Wheelchair Accessible Rentals vs SDA Housing: Which Suits You?
Wheelchair Accessible Rentals vs SDA Housing: Which Suits You?
If you've spent weeks refreshing rental listings and calling agents who don't know what 850mm doorways means, you're not alone. Finding genuine wheelchair accessible rentals is hard. And when SDA housing keeps coming up as an alternative, the natural question is: which one actually fits your family member's situation?
This post is for people who use a wheelchair and are weighing two specific options: searching the private rental market or moving into Specialist Disability Accommodation (SDA) funded through the National Disability Insurance Scheme (NDIS). If you're still at the search stage for private rentals, our guide to searching for wheelchair accessible rentals covers that step in detail.
[IMAGE SUGGESTION: A person who uses a powered wheelchair in the living room of a modern, purpose-built accessible home. Alt text: "Person using a powered wheelchair in a purpose-built accessible SDA home in Melbourne, illustrating what genuine wheelchair accessible housing looks like"]
What Do Wheelchair Accessible Rentals Actually Offer?
"Wheelchair accessible" is not a regulated term in the private rental market. There is no standard definition landlords must meet before using it in a listing. One property might have a grab rail and a slightly wider front door. Another might have a full wet area with roll-in shower, 850mm clear doorways throughout, and level access from the street.
A genuinely accessible private rental, at minimum, should offer: step-free entry, 850mm or wider clear doorway widths, an accessible bathroom with a wet area or roll-in shower, and accessible parking. For an honest breakdown of what these standards actually mean in practice, the livable housing design standards guide explains the criteria clearly.
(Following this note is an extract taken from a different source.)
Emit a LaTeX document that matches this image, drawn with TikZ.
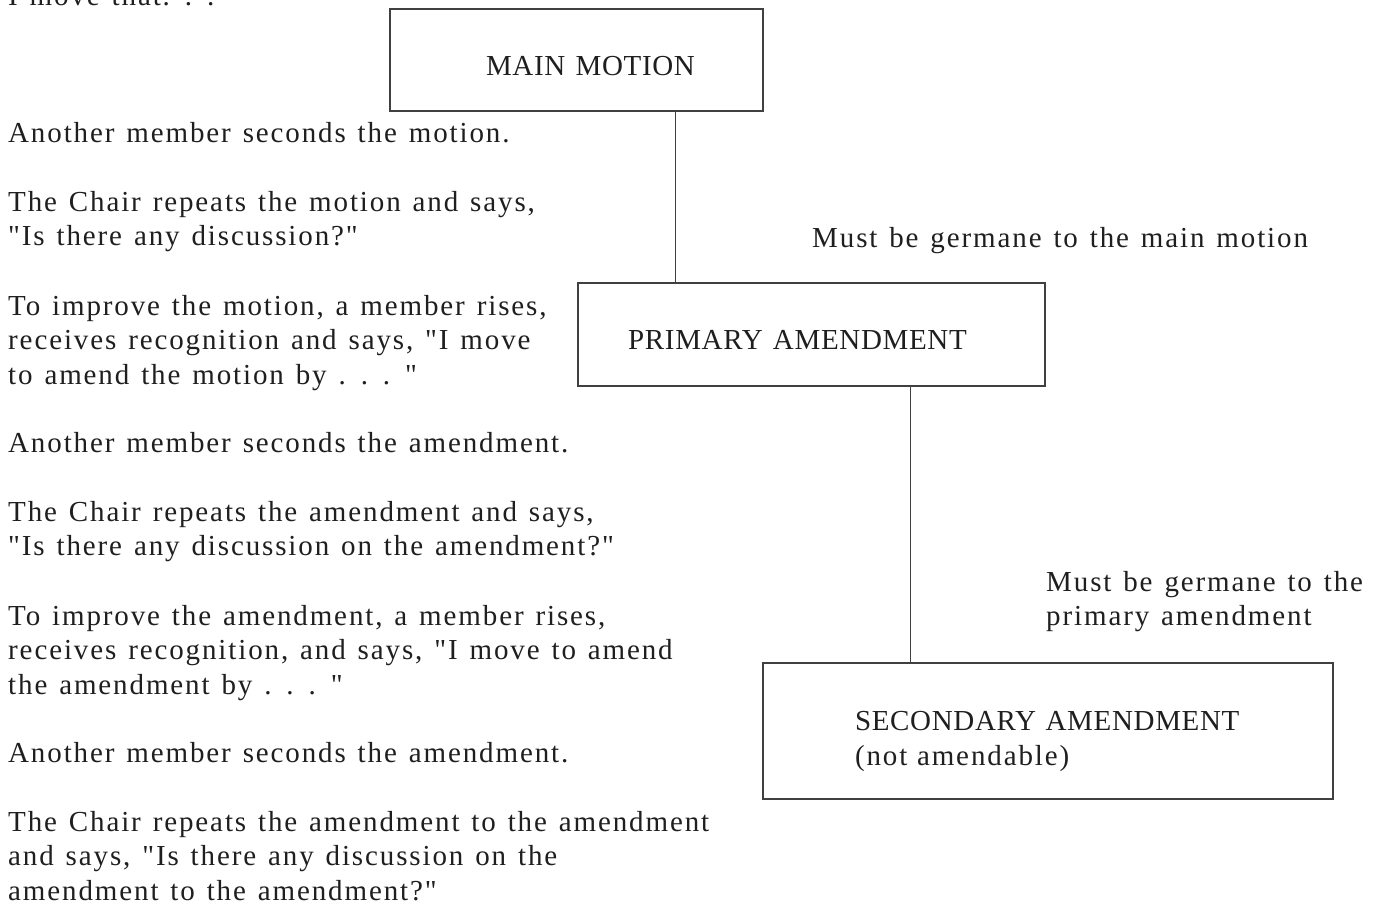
\documentclass[tikz,border=0pt]{standalone}
\usepackage{fontspec}
\newfontfamily\bodyfont{Liberation Serif}[LetterSpace=6.5,WordSpace=1.3]
\newfontfamily\capfont{Liberation Serif}[LetterSpace=2.3,WordSpace=1.3]
\newcommand{\leftpara}[1]{\parbox[t]{760pt}{\raggedright\bodyfont\fontsize{29}{34.5}\selectfont #1}}
\begin{document}
\begin{tikzpicture}[x=1pt,y=-1pt,
  every node/.style={font=\bodyfont\fontsize{29}{34.5}\selectfont, text=black!88},
  box/.style={draw=black!75, line width=1.3pt, inner sep=0pt, text height=30pt, text depth=0pt,
    font=\capfont\fontsize{29}{34.5}\selectfont},
  boxml/.style={draw=black!75, line width=1.3pt, inner ysep=0pt, align=left},
  conn/.style={draw=black!75, line width=1.4pt},
  txt/.style={anchor=base west, inner sep=0pt}]
\useasboundingbox[fill=white] (0,0) rectangle (1385,905);

% boxes
\node[box, minimum width=373pt, minimum height=102pt] (main) at (576.5,60) {\hspace*{28pt}MAIN MOTION};
\node[box, minimum width=467pt, minimum height=103pt] (primary) at (811.5,334.5) {PRIMARY AMENDMENT\hspace*{28pt}};
\node[boxml, text width=480pt, inner xsep=45pt, minimum height=136pt] (secondary) at (1048,731)
  {\hspace*{47pt}\rule{0pt}{40pt}{\capfont SECONDARY AMENDMENT}\\\hspace*{47pt}(not amendable)};

% connectors
\draw[conn] ([xshift=99pt]main.south) -- ([xshift=99pt]main.south |- primary.north);
\draw[conn] ([xshift=99pt]primary.south) -- ([xshift=99pt]primary.south |- secondary.north);

% right notes
\node[txt] (g1) at (812,247) {Must be germane to the main motion};
\node[txt] (g2) at (1046,591) {\leftpara{Must be germane to the\\primary amendment}};

% left column
\node[txt] (t0) at (8,5) {I move that. . .};
\node[txt] (t1) at (8,142) {Another member seconds the motion.};
\node[txt] (t2) at (8,211) {\leftpara{The Chair repeats the motion and says,\\"Is there any discussion?"}};
\node[txt] (t3) at (8,315) {\leftpara{To improve the motion, a member rises,\\receives recognition and says, "I move\\to amend the motion by . . . "}};
\node[txt] (t4) at (8,452) {Another member seconds the amendment.};
\node[txt] (t5) at (8,521) {\leftpara{The Chair repeats the amendment and says,\\"Is there any discussion on the amendment?"}};
\node[txt] (t6) at (8,625) {\leftpara{To improve the amendment, a member rises,\\receives recognition, and says, "I move to amend\\the amendment by . . . "}};
\node[txt] (t7) at (8,762) {Another member seconds the amendment.};
\node[txt] (t8) at (8,831) {\leftpara{The Chair repeats the amendment to the amendment\\and says, "Is there any discussion on the\\amendment to the amendment?"}};
\end{tikzpicture}
\end{document}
What private rental typically does not offer: ceiling hoist infrastructure, emergency backup power, wider 950mm+ circulation spaces, or assistive technology controls built into the home. These features are simply not part of standard residential construction.
The private rental market does offer something valuable though: flexibility. Your family member chooses the suburb, the property type, and can move when circumstances change. NDIS funding may cover home modifications, with the landlord's consent, but this creates modifications to a standard property rather than a purpose-built environment. The platform Housing Hub is Australia's dedicated accessible housing search tool and the most practical starting point for finding verified accessible listings.
What Does SDA Offer for Wheelchair Users?
SDA housing is purpose-built from the ground up for the accessibility needs of the person who lives there. Not retrofitted. Not adapted. Designed.
For wheelchair users specifically, two SDA design categories are most relevant:
Fully Accessible (FA): Step-free throughout, 900mm clear doorways, accessible bathroom and kitchen. Suited to people who use a manual or light powered wheelchair and need physical access built into the home from the start.
High Physical Support (HPS): Everything Fully Accessible provides, plus ceiling hoist tracking from bedroom through bathroom, emergency backup power, intercom to on-site support, 950mm or wider doorways and circulation spaces, and provision for assistive technology controls, such as voice-activated doors, remote-controlled lighting, and heating systems. This category is for people who use a powered wheelchair, may require ceiling hoists, and need a higher level of built-in infrastructure.
For a full breakdown of all four SDA design categories, the SDA design categories guide explains what each means in plain language.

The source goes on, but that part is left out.